One of the most remarkable accomplishments of the Obama administration is that it has been in office nearly three years without a significant scandal, or really any scandal at all. This is pretty much unprecedented in recent decades. It's particularly notable that the Recovery Act, with a few hundred billion dollars spread around the country to all kinds of projects, came off without any charges of graft or waste. But now, Republicans think they have found their scandal, in the solar company Solyndra, which got a half-billion dollars in federal loan guarantees and has now gone bankrupt. We're just learning about what happenned, but it appears that the administration was too taken with this company's potential, and pushed to get the loan approved quickly so it could trumpet Solyndra as a symbol of its commitment to clean energy and reviving American industry through modern, whiz-bang technologies. So ought it to be a "scandal"? Here's a list off the top of my head of some things that a real scandal ought to feature:
- Actual criminal activity (for example, the Watergate break-in and other associated crimes).
- Corruption and graft (your old-school Teapot Dome-type thing)
- Subversion of the stated goals and policies of the government (trading arms for hostages in Iran-Contra)

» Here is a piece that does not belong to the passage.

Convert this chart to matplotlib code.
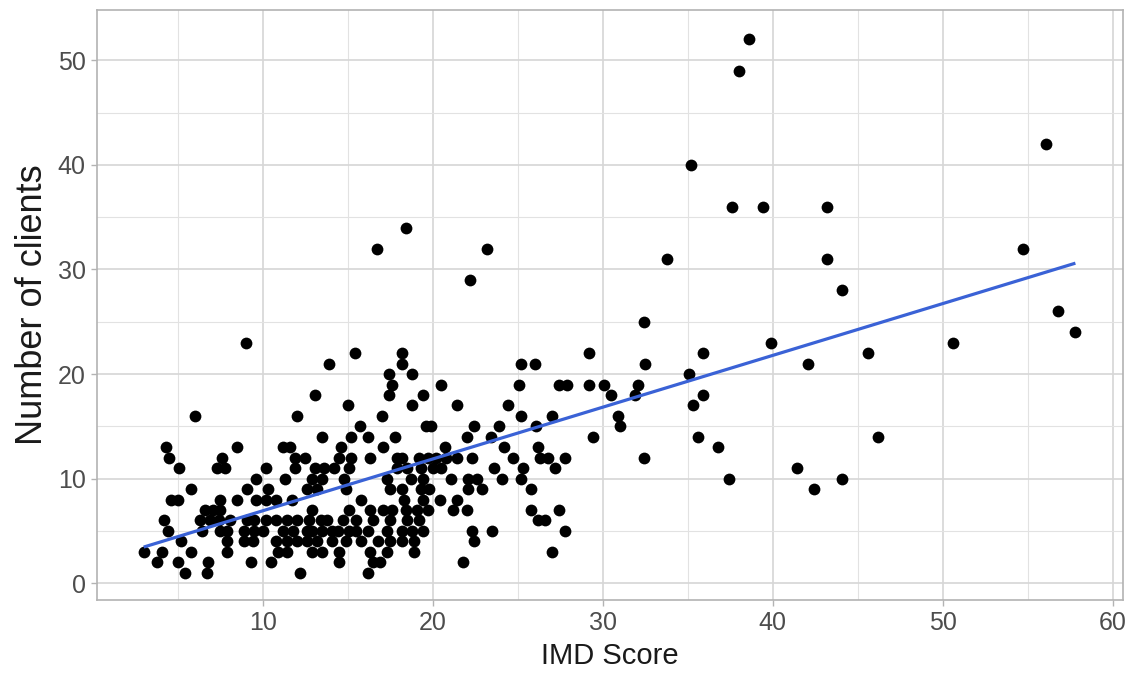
import numpy as np
import matplotlib
matplotlib.use("Agg")
import matplotlib.pyplot as plt
from matplotlib.ticker import MultipleLocator

# IMD score of each area, grouped by its client count
clients_by_count = {
    1: [5.4, 6.7, 12.2, 16.2],
    2: [3.8, 5.0, 6.8, 9.3, 10.5, 14.5, 16.5, 16.9, 21.8],
    3: [3.0, 4.1, 5.8, 7.9, 10.9, 11.4, 12.9, 13.5, 14.5, 16.3, 17.3, 18.9, 27.0],
    4: [5.2, 7.9, 8.9, 9.4, 10.8, 11.4, 12.0, 12.6, 13.2, 14.1, 14.9, 15.8,
        16.8, 17.5, 18.2, 18.9, 22.4],
    5: [4.4, 6.4, 7.5, 7.9, 8.9, 9.5, 10.0, 11.2, 11.8, 12.6, 12.9, 13.5, 14.1,
        14.4, 15.1, 15.5, 16.2, 17.3, 18.2, 18.8, 19.4, 22.3, 23.5, 27.8],
    6: [4.2, 6.3, 6.9, 7.4, 8.1, 9.1, 9.5, 10.2, 10.8, 11.4, 12.0, 12.7, 13.4,
        13.8, 14.7, 15.5, 16.5, 17.5, 18.5, 19.2, 26.2, 26.6],
    7: [6.6, 7.1, 7.5, 12.9, 15.1, 16.3, 17.1, 17.6, 18.4, 19.1, 19.7, 21.2,
        22.0, 25.8, 27.4],
    8: [4.6, 5.0, 7.5, 8.5, 9.6, 10.2, 10.8, 11.7, 15.8, 18.3, 19.4, 20.4, 21.4],
    9: [5.8, 9.1, 10.3, 12.6, 13.2, 14.9, 17.5, 18.2, 19.3, 19.8, 22.1, 22.9,
        25.8, 42.4],
    10: [9.6, 11.3, 12.9, 13.5, 14.8, 17.3, 18.7, 19.4, 21.1, 22.1, 22.6, 24.1,
         25.2, 37.4, 44.1],
    11: [5.1, 7.3, 7.8, 10.2, 11.9, 13.1, 13.6, 14.2, 15.1, 17.9, 18.5, 19.3,
         20.0, 20.5, 23.6, 25.3, 27.2, 41.4],
    12: [4.5, 7.6, 11.9, 12.5, 14.5, 15.2, 16.3, 17.9, 18.2, 19.2, 19.7, 20.2,
         20.8, 21.4, 22.3, 24.7, 26.3, 26.8, 27.8, 32.4],
    13: [4.3, 8.5, 11.2, 11.6, 14.6, 17.1, 20.7, 24.2, 26.2, 36.8],
    14: [13.5, 15.2, 16.2, 17.8, 22.0, 23.4, 29.4, 35.6, 46.2],
    15: [15.7, 19.6, 19.9, 22.4, 23.9, 26.1, 31.0],
    16: [6.0, 12.0, 17.0, 25.2, 27.0, 30.9],
    17: [15.0, 18.8, 21.4, 24.4, 35.3],
    18: [13.1, 17.4, 19.4, 30.5, 31.9, 35.9],
    19: [17.6, 20.5, 25.1, 27.4, 27.9, 29.2, 30.1, 32.1],
    20: [17.4, 18.8, 35.1],
    21: [13.9, 18.2, 25.2, 26.0, 32.5, 42.1],
    22: [15.4, 18.2, 29.2, 35.9, 45.6],
    23: [9.0, 39.9, 50.6],
    24: [57.8],
    25: [32.4],
    26: [56.8],
    28: [44.1],
    29: [22.2],
    31: [33.8, 43.2],
    32: [16.7, 23.2, 54.7],
    34: [18.4],
    36: [37.6, 39.4, 43.2],
    40: [35.2],
    42: [56.1],
    49: [38.0],
    52: [38.6],
}

imd_score = np.array([x for n, xs in clients_by_count.items() for x in xs])
n_clients = np.array([n for n, xs in clients_by_count.items() for _ in xs])

x_ticks = [10, 20, 30, 40, 50, 60]
y_ticks = [0, 10, 20, 30, 40, 50]

font = ["Liberation Sans", "DejaVu Sans"]

fig = plt.figure(figsize=(11.34, 6.91), dpi=100)
ax = fig.add_axes([0.0855, 0.1317, 0.9903 - 0.0855, 0.9855 - 0.1317])

# points
ax.scatter(imd_score, n_clients, s=72, color="black", linewidths=0, zorder=3)

# least-squares line over the observed score range
slope, intercept = np.polyfit(imd_score, n_clients, 1)
xs = np.linspace(imd_score.min(), imd_score.max(), 100)
ax.plot(xs, intercept + slope * xs, color="#3A62D6", lw=2.3, zorder=4,
        solid_capstyle="butt")

# light theme: grey border, pale grid
ax.set_xlim(0.25, 60.6)
ax.set_ylim(-1.6, 54.8)
ax.set_xticks(x_ticks)
ax.set_yticks(y_ticks)
ax.xaxis.set_minor_locator(MultipleLocator(5))
ax.yaxis.set_minor_locator(MultipleLocator(5))
ax.set_facecolor("white")
ax.grid(which="major", color="#D6D6D6", lw=1.2, zorder=0)
ax.grid(which="minor", color="#E2E2E2", lw=0.8, zorder=0)
ax.set_axisbelow(True)
for sp in ax.spines.values():
    sp.set_color("#B3B3B3")
    sp.set_linewidth(1.2)
ax.tick_params(which="major", length=4, width=1, color="#B3B3B3",
               labelcolor="#4D4D4D", labelsize=18, pad=4)
ax.tick_params(which="minor", length=0)
for lab in ax.get_xticklabels() + ax.get_yticklabels():
    lab.set_family(font)

ax.set_xlabel("IMD Score", fontsize=21, family=font, color="#1A1A1A",
              labelpad=5)
ax.set_ylabel("Number of clients", fontsize=26, family=font,
              color="#1A1A1A", labelpad=6)

fig.savefig("out.png", dpi=100, facecolor="white")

- Intentional deception of the public (Iran-Contra, Watergate)
- Waste of substantial government funds (the billions of dollars in American cash that disappeared in Iraq).
We could come up with others, but so far the only thing the Solyndra case appears to feature is the waste of money. And in this case, it wasn't like we didn't know we were taking a risk. When the government acts like a venture capitalist, it takes risks, just like venture capitalists do. The factors that led to Solyndra's demise (decreasing prices for silicon, aggressive Chinese development of solar technologies) weren't completely unforeseeable, but they weren't so obvious that a lot of private investors didn't also invest in the company. The administration wanted to promote green technology, and thought (incorrectly as it turned out) that Solyndra would be a successful business worth supporting and promoting. But there hasn't been any intimation of anything criminal, anyone getting a payoff, any subversion of the government's goals, or any public officials lying about it. But that won't matter. Remember Whitewater? Taxpayers spent tens of millions of dollars investigating the failed land deal between Bill Clinton and some of his friends, an investigation that ultimately blossomed to include a young White House intern. But in the original deeds, there were no awful crimes committed, there were no public funds involved, no one got killed, and in short, it was a big nothing. But that didn't stop Republicans from successfully turning it into a "scandal," a word that during the 1990s came to mean "whatever Republicans are yelling about this week." It's important to keep in mind that the conservative outrage machine is much, much more sophisticated and developed than it was in the 1990s. Fox News wasn't created until 1996, and in those early years it was just a shadow of what it is today. There were no conservative web sites and blogs, fewer conservative publications, fewer national right-wing radio shows. That the actual facts of the Solyndra case are unfortunate but not truly scandalous is irrelevant. They haven't had anything better to grab hold to as evidence for what they genuinely believe is the inherent corruption of the Obama administration, so they're going to be talking about little else for weeks or even months. And of course, the rest of the media, terrified as always at being accused of "liberal bias," will decide that "questions are being raised," so they need to talk about it endlessly too. Just you wait.